Measurable – it is often said what does not get measured does not get better.  How true this statement is.  Goals should be tangible and also clearly provide evidence for team members to assess their progress and show them that they are on the right path in achieving these.  You will also find that there will be smaller internal measures that can be tracked inside the goals  that lead to your overall success.

Achievable – goal setting will always work best when the goals are attainable.  Goals should be achievable, but they should stretch you slightly so you feel challenged. Knowing and utilising your skills and knowledge is critical in defining your goal.

Relevant – this is where the planning process comes into play.  It is important that the goals are relevant to the strategic plan of the agency and/or department.  Goals should be measured by the desired outcome and not just activities needed to accomplish them.
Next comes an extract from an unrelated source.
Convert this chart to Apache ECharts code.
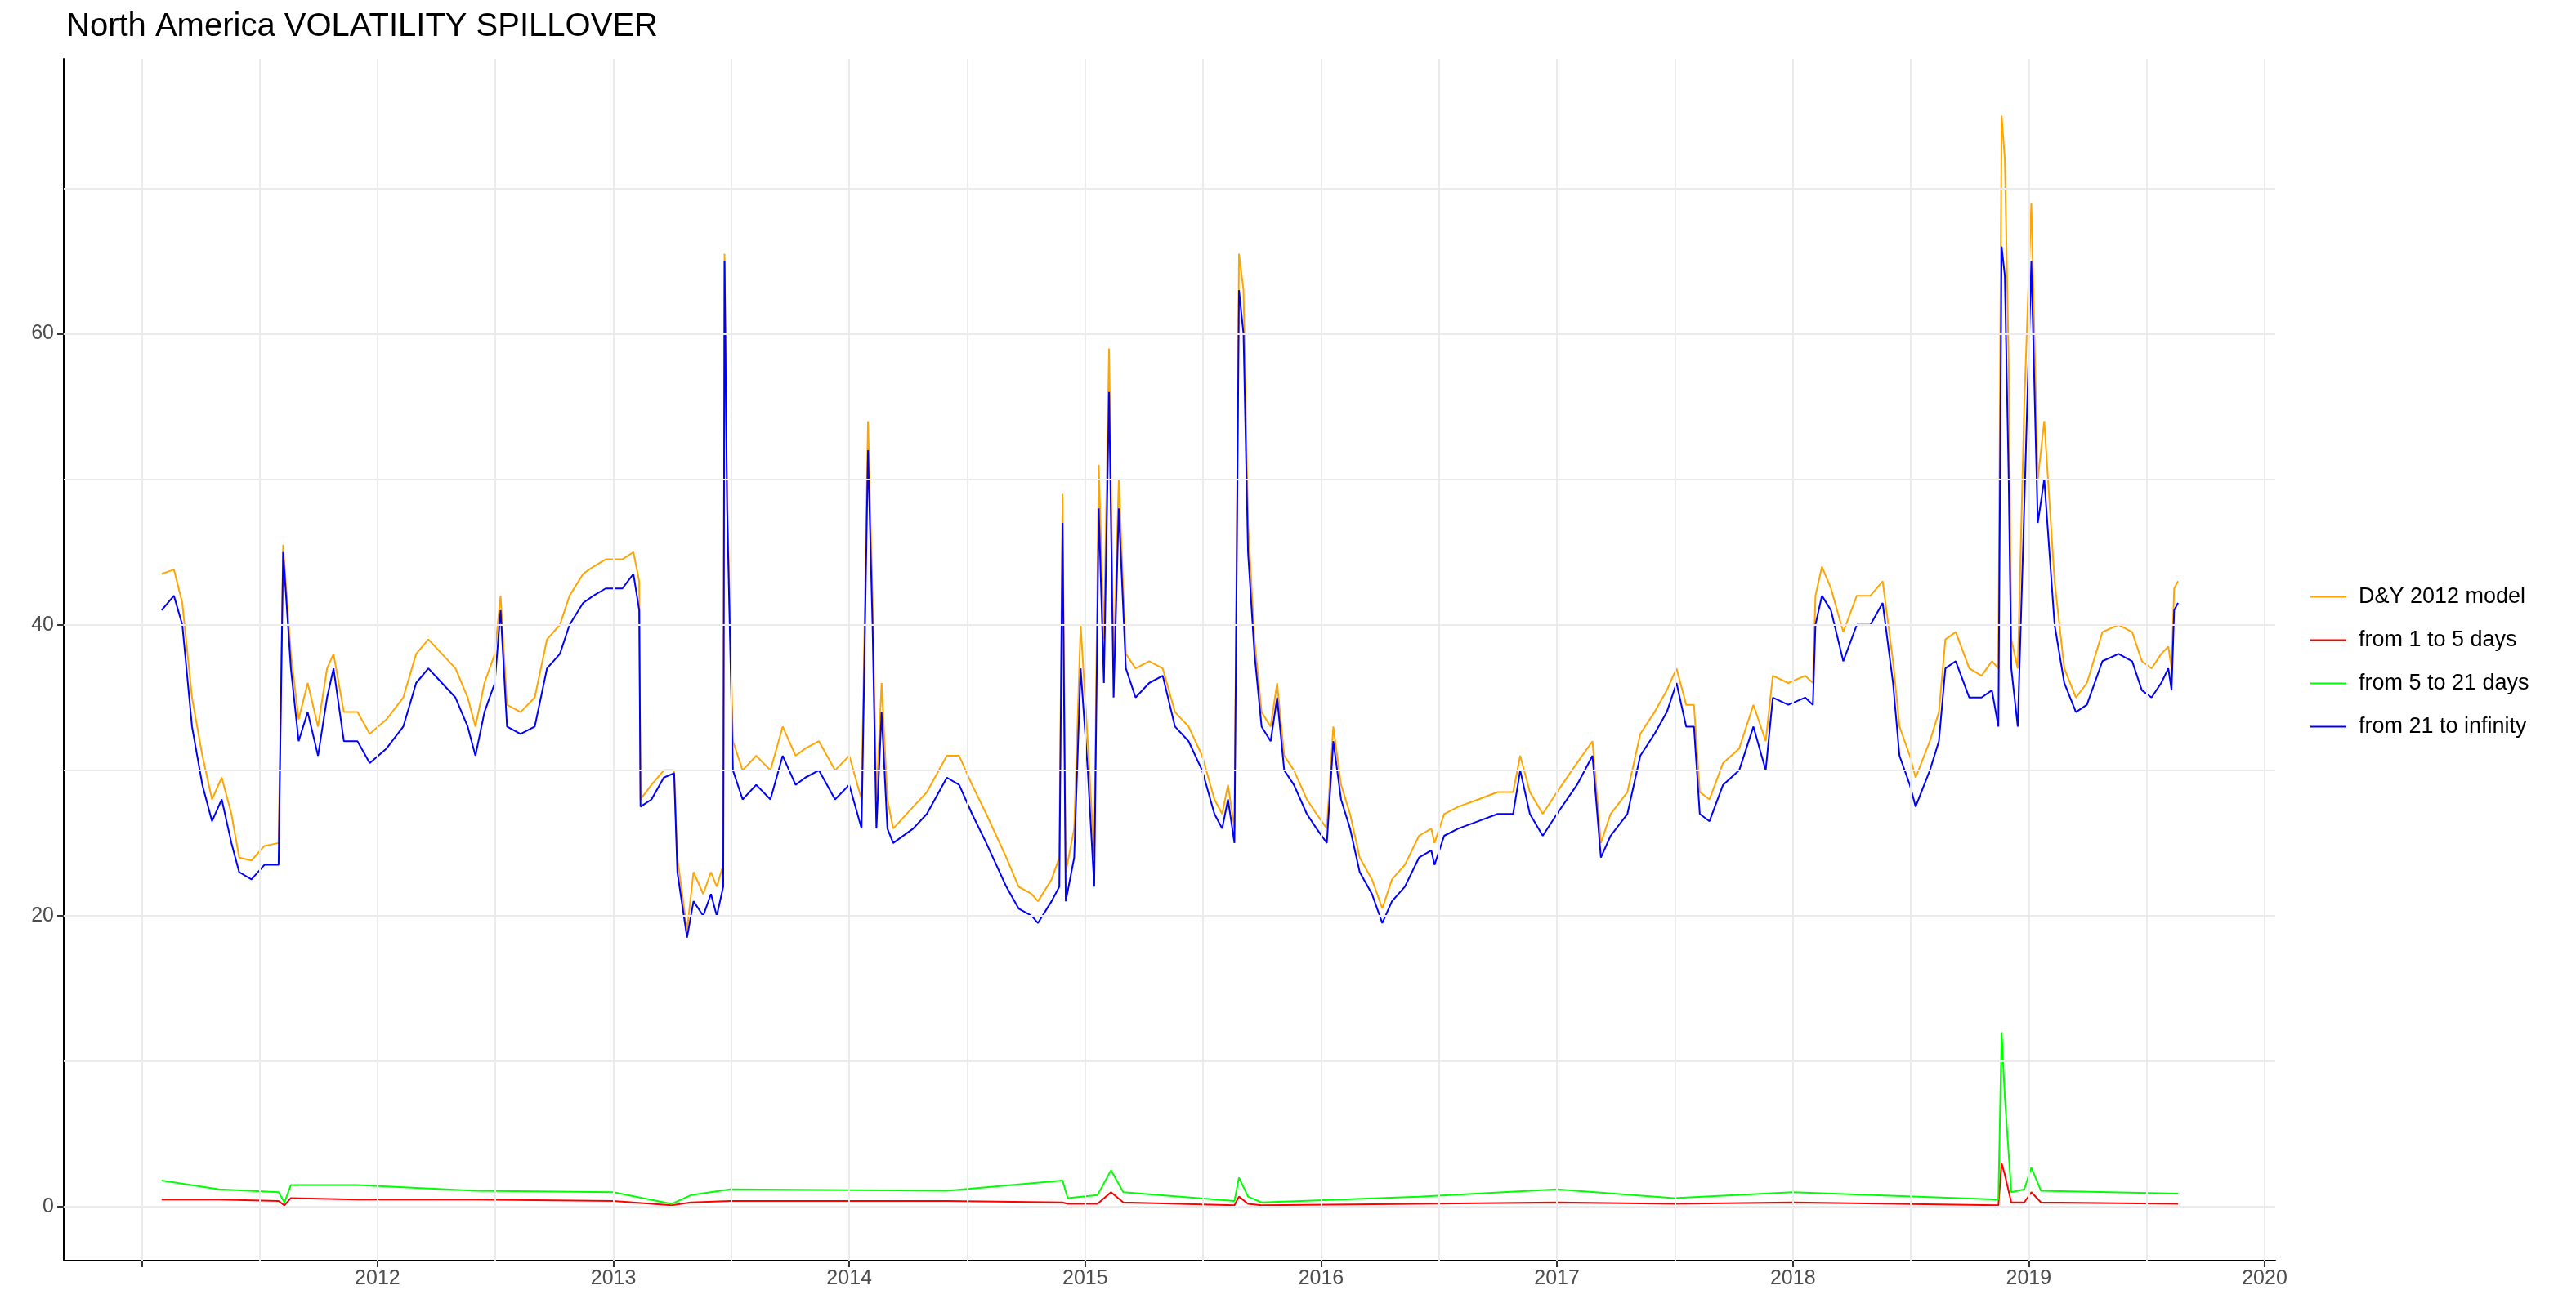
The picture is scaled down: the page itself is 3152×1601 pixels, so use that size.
<!DOCTYPE html>
<html>
<head>
<meta charset="UTF-8">
<title>North America VOLATILITY SPILLOVER</title>
<script src="https://cdn.jsdelivr.net/npm/echarts@6/dist/echarts.min.js"></script>
<style>
    html, body { margin: 0; padding: 0; background: #fff; }
    #chart { width: 3152px; height: 1601px; }
</style>
</head>
<body>
<div id="chart"></div>
<script>
    // dates shared by the total (D&Y) and long-term series
    const dates = [
        '2011-02-01','2011-02-20','2011-03-05','2011-03-20','2011-04-05','2011-04-20','2011-05-05','2011-05-20','2011-06-01','2011-06-20',
        '2011-07-10','2011-08-01','2011-08-08','2011-08-20','2011-09-01','2011-09-15','2011-10-01','2011-10-15','2011-10-25','2011-11-10',
        '2011-12-01','2011-12-20','2012-01-15','2012-02-10','2012-03-01','2012-03-20','2012-04-10','2012-05-01','2012-05-20','2012-06-01',
        '2012-06-15','2012-07-01','2012-07-10','2012-07-20','2012-08-10','2012-09-01','2012-09-20','2012-10-10','2012-10-25','2012-11-15',
        '2012-12-01','2012-12-20','2013-01-15','2013-02-01','2013-02-10','2013-02-12','2013-03-01','2013-03-20','2013-04-05','2013-04-10',
        '2013-04-25','2013-05-05','2013-05-20','2013-06-01','2013-06-10','2013-06-20','2013-06-22','2013-06-26','2013-07-05','2013-07-20',
        '2013-08-10','2013-09-01','2013-09-20','2013-10-10','2013-10-25','2013-11-15','2013-12-10','2014-01-01','2014-01-20','2014-01-30',
        '2014-02-06','2014-02-12','2014-02-20','2014-03-01','2014-03-10','2014-04-10','2014-05-01','2014-06-01','2014-06-20','2014-07-10',
        '2014-08-01','2014-09-01','2014-09-20','2014-10-10','2014-10-20','2014-11-10','2014-11-22','2014-11-27','2014-12-02','2014-12-15',
        '2014-12-25','2015-01-05','2015-01-15','2015-01-22','2015-01-30','2015-02-07','2015-02-14','2015-02-22','2015-03-05','2015-03-20',
        '2015-04-10','2015-05-01','2015-05-20','2015-06-10','2015-07-01','2015-07-20','2015-08-01','2015-08-10','2015-08-20','2015-08-27',
        '2015-09-03','2015-09-10','2015-09-20','2015-10-01','2015-10-15','2015-10-25','2015-11-05','2015-11-20','2015-12-10','2015-12-25',
        '2016-01-10','2016-01-20','2016-02-01','2016-02-15','2016-03-01','2016-03-20','2016-04-05','2016-04-20','2016-05-10','2016-06-01',
        '2016-06-20','2016-06-25','2016-07-10','2016-08-01','2016-09-01','2016-10-01','2016-10-25','2016-11-05','2016-11-20','2016-12-10',
        '2017-01-01','2017-02-01','2017-02-25','2017-03-10','2017-03-25','2017-04-20','2017-05-10','2017-06-01','2017-06-20','2017-07-05',
        '2017-07-20','2017-08-01','2017-08-10','2017-08-25','2017-09-15','2017-10-10','2017-11-01','2017-11-20','2017-12-01','2017-12-25',
        '2018-01-20','2018-02-01','2018-02-05','2018-02-15','2018-03-01','2018-03-20','2018-04-10','2018-05-01','2018-05-20','2018-06-05',
        '2018-06-15','2018-07-01','2018-07-10','2018-08-01','2018-08-15','2018-08-25','2018-09-10','2018-10-01','2018-10-20','2018-11-05',
        '2018-11-15','2018-11-20','2018-11-25','2018-12-01','2018-12-05','2018-12-15','2018-12-25','2019-01-05','2019-01-15','2019-01-25',
        '2019-02-10','2019-02-25','2019-03-15','2019-04-01','2019-04-25','2019-05-20','2019-06-10','2019-06-25','2019-07-10','2019-07-25',
        '2019-08-05','2019-08-10','2019-08-14','2019-08-20'
    ];
    const longTerm = [
        41,42,40,33,29,26.5,28,25,23,22.5,
        23.5,23.5,45,37,32,34,31,35,37,32,
        32,30.5,31.5,33,36,37,36,35,33,31,
        34,36,41,33,32.5,33,37,38,40,41.5,
        42,42.5,42.5,43.5,41,27.5,28,29.5,29.8,23,
        18.5,21,20,21.5,20,22,65,48,30,28,
        29,28,31,29,29.5,30,28,29,26,52,
        40,26,34,26,25,26,27,29.5,29,27,
        25,22,20.5,20,19.5,21,22,47,21,24,
        37,30,22,48,36,56,35,48,37,35,
        36,36.5,33,32,30,27,26,28,25,63,
        60,45,38,33,32,35,30,29,27,26,
        25,32,28,26,23,21.5,19.5,21,22,24,
        24.5,23.5,25.5,26,26.5,27,27,30,27,25.5,
        27,29,31,24,25.5,27,31,32.5,34,36,
        33,33,27,26.5,29,30,33,30,35,34.5,
        35,34.5,40,42,41,37.5,40,40,41.5,36,
        31,29,27.5,30,32,37,37.5,35,35,35.5,
        33,66,64,50,37,33,48,65,47,50,
        40,36,34,34.5,37.5,38,37.5,35.5,35,36,
        37,35.5,41,41.5
    ];
    const dyTotal = [
        43.5,43.8,41.5,35,31,28,29.5,27,24,23.8,
        24.8,25,45.5,38,33.5,36,33,37,38,34,
        34,32.5,33.5,35,38,39,38,37,35,33,
        36,38,42,34.5,34,35,39,40,42,43.5,
        44,44.5,44.5,45,43,28,29,30,30,24,
        19,23,21.5,23,22,23.5,65.5,49,32,30,
        31,30,33,31,31.5,32,30,31,28,54,
        42,28,36,28,26,27.5,28.5,31,31,29,
        27,24,22,21.5,21,22.5,24,49,23,26,
        40,32,24,51,39,59,37,50,38,37,
        37.5,37,34,33,31,28,27,29,26,65.5,
        63,47,39,34,33,36,31,30,28,27,
        26,33,29,27,24,22.5,20.5,22.5,23.5,25.5,
        26,25,27,27.5,28,28.5,28.5,31,28.5,27,
        28.5,30.5,32,25,27,28.5,32.5,34,35.5,37,
        34.5,34.5,28.5,28,30.5,31.5,34.5,32,36.5,36,
        36.5,36,42,44,42.5,39.5,42,42,43,37.5,
        33,31,29.5,32,34,39,39.5,37,36.5,37.5,
        37,75,72,58,39,37,55,69,50,54,
        43,37,35,36,39.5,40,39.5,37.5,37,38,
        38.5,37,42.5,43
    ];
    // short and medium horizon components
    const shortDates = [
        '2011-02-01','2011-05-01','2011-08-01','2011-08-10','2011-08-20','2011-12-01','2012-06-01','2013-01-01','2013-04-01','2013-05-01',
        '2013-07-01','2014-06-01','2014-11-27','2014-12-05','2015-01-20','2015-02-10','2015-03-01','2015-08-20','2015-08-27','2015-09-10',
        '2015-10-01','2016-06-01','2017-01-01','2017-07-01','2018-01-01','2018-11-15','2018-11-20','2018-11-25','2018-12-05','2018-12-25',
        '2019-01-05','2019-01-20','2019-08-20'
    ];
    const days1to5 = [
        0.5,0.5,0.4,0.1,0.6,0.5,0.5,0.4,0.1,0.3,
        0.4,0.4,0.3,0.2,0.2,1.0,0.3,0.1,0.7,0.2,
        0.1,0.2,0.3,0.2,0.3,0.1,3.0,2.2,0.3,0.3,
        1.0,0.3,0.2
    ];
    const days5to21 = [
        1.8,1.2,1.0,0.3,1.5,1.5,1.1,1.0,0.2,0.8,
        1.2,1.1,1.8,0.6,0.8,2.5,1.0,0.4,2.0,0.7,
        0.3,0.7,1.2,0.6,1.0,0.5,12,7.5,1.0,1.2,
        2.7,1.1,0.9
    ];
    const legendNames = ['D&Y 2012 model', 'from 1 to 5 days', 'from 5 to 21 days', 'from 21 to infinity'];
    const lineColors = ['#FFA500', '#FF0000', '#00FF00', '#0000FF'];

    // axis breaks
    const xLabelYears = [2012, 2013, 2014, 2015, 2016, 2017, 2018, 2019, 2020];
    const xTickYears = [2011, 2012, 2013, 2014, 2015, 2016, 2017, 2018, 2019, 2020];
    const xGridYears = [2011, 2011.5, 2012, 2012.5, 2013, 2013.5, 2014, 2014.5, 2015, 2015.5,
                        2016, 2016.5, 2017, 2017.5, 2018, 2018.5, 2019, 2019.5, 2020];
    const yLabels = [0, 20, 40, 60];
    const yGrid = [0, 10, 20, 30, 40, 50, 60, 70];

    // decimal year for the x axis
    function toYear(s) {
        const d = new Date(s + 'T00:00:00Z');
        const y = d.getUTCFullYear();
        const start = Date.UTC(y, 0, 1), end = Date.UTC(y + 1, 0, 1);
        return y + (d.getTime() - start) / (end - start);
    }
    const pair = (ds, vs) => ds.map((d, i) => [toYear(d), vs[i]]);

    const chart = echarts.init(document.getElementById('chart'));
    const fontFamily = '"Liberation Sans", Arial, sans-serif';
    const mkSeries = (name, color, data) => ({
        name: name, type: 'line', data: data, showSymbol: false, z: 3,
        lineStyle: { width: 2, color: color }, itemStyle: { color: color }, animation: false
    });

    chart.setOption({
        backgroundColor: '#fff',
        title: {
            text: 'North America VOLATILITY SPILLOVER', left: 76, top: 8,
            textStyle: { fontFamily: fontFamily, fontWeight: 'normal', fontSize: 40, color: '#000' }
        },
        legend: {
            orient: 'vertical', left: 2822, top: 712, itemGap: 26, itemWidth: 44, itemHeight: 2,
            icon: 'rect', data: legendNames,
            textStyle: { fontFamily: fontFamily, fontSize: 27, color: '#000', padding: [0, 0, 0, 10] }
        },
        grid: { left: 78, right: 368, top: 72, bottom: 58, containLabel: false },
        xAxis: {
            type: 'value', min: 2010.67, max: 2020.045,
            axisLine: { onZero: false, lineStyle: { color: '#000', width: 2 } },
            axisTick: { show: true, length: 8, customValues: xTickYears, lineStyle: { color: '#333', width: 2 } },
            axisLabel: {
                fontFamily: fontFamily, fontSize: 25, color: '#4d4d4d', margin: 10,
                customValues: xLabelYears, formatter: v => String(Math.round(v))
            },
            splitLine: { show: false }
        },
        yAxis: {
            type: 'value', min: -3.7, max: 78.9,
            axisLine: { show: true, lineStyle: { color: '#000', width: 2 } },
            axisTick: { show: true, length: 8, customValues: yLabels, lineStyle: { color: '#333', width: 2 } },
            axisLabel: {
                fontFamily: fontFamily, fontSize: 25, color: '#4d4d4d', margin: 12,
                customValues: yLabels
            },
            splitLine: { show: false }
        },
        series: [
            {
                type: 'line', data: [], silent: true, z: 1,
                markLine: {
                    silent: true, symbol: 'none', label: { show: false }, animation: false,
                    lineStyle: { color: '#ebebeb', width: 2, type: 'solid' },
                    data: xGridYears.map(v => ({ xAxis: v })).concat(yGrid.map(v => ({ yAxis: v })))
                }
            },
            mkSeries(legendNames[0], lineColors[0], pair(dates, dyTotal)),
            mkSeries(legendNames[1], lineColors[1], pair(shortDates, days1to5)),
            mkSeries(legendNames[2], lineColors[2], pair(shortDates, days5to21)),
            mkSeries(legendNames[3], lineColors[3], pair(dates, longTerm))
        ]
    });
</script>
</body>
</html>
Time framed – goals should be linked to a timeframe.  The  importance of this is to create a practical sense of urgency around the objective. By setting a time frame, you set your unconscious mind into motion.  This is the “when by” part of the process. Without a time frame, the goal is unlikely to produce the relevant outcome, or even be achieved at all.

Goals and Facilitating Performance

A key component in this area is that we must truly understand how goals and people work together.  Yes, goals will facilitate performance, but only when the right components come together.  You must  ensure that a person tasked with a specific goal has the right skills, knowledge and ability to complete it. You simply cannot expect someone without the required skills to achieve a successful outcome.   Feedback and opportunities for people to ask questions during the process is important and this enables people to gain a clearer understanding of the desired result while reassuring them they are supported. If your team members are simply left to try and figure things out alone, they’ll become demotivated and less likely to engage. Quite often, they will just give up.

Part of the journey is known as “Goal Commitment”. This is a person’s attachment to or determination to reach the goal.  When people believe that they can reach their goals and are provided with the training, support, guidance and recognition to help them toward the achievement, they become empowered in the whole process.  This leads not only to a final successful outcome, but also gives the whole team or individual member a sense of accomplishment and personal pride on a job well done.

Setting goals will provide a business with many benefits.  When people have a goal, they have a sense of purpose. This leads to an increases in motivation, productivity and also morale. When your people feel that the tasks they are completing  and their actions make a difference within the company, they want be a part of the road to further accomplishment.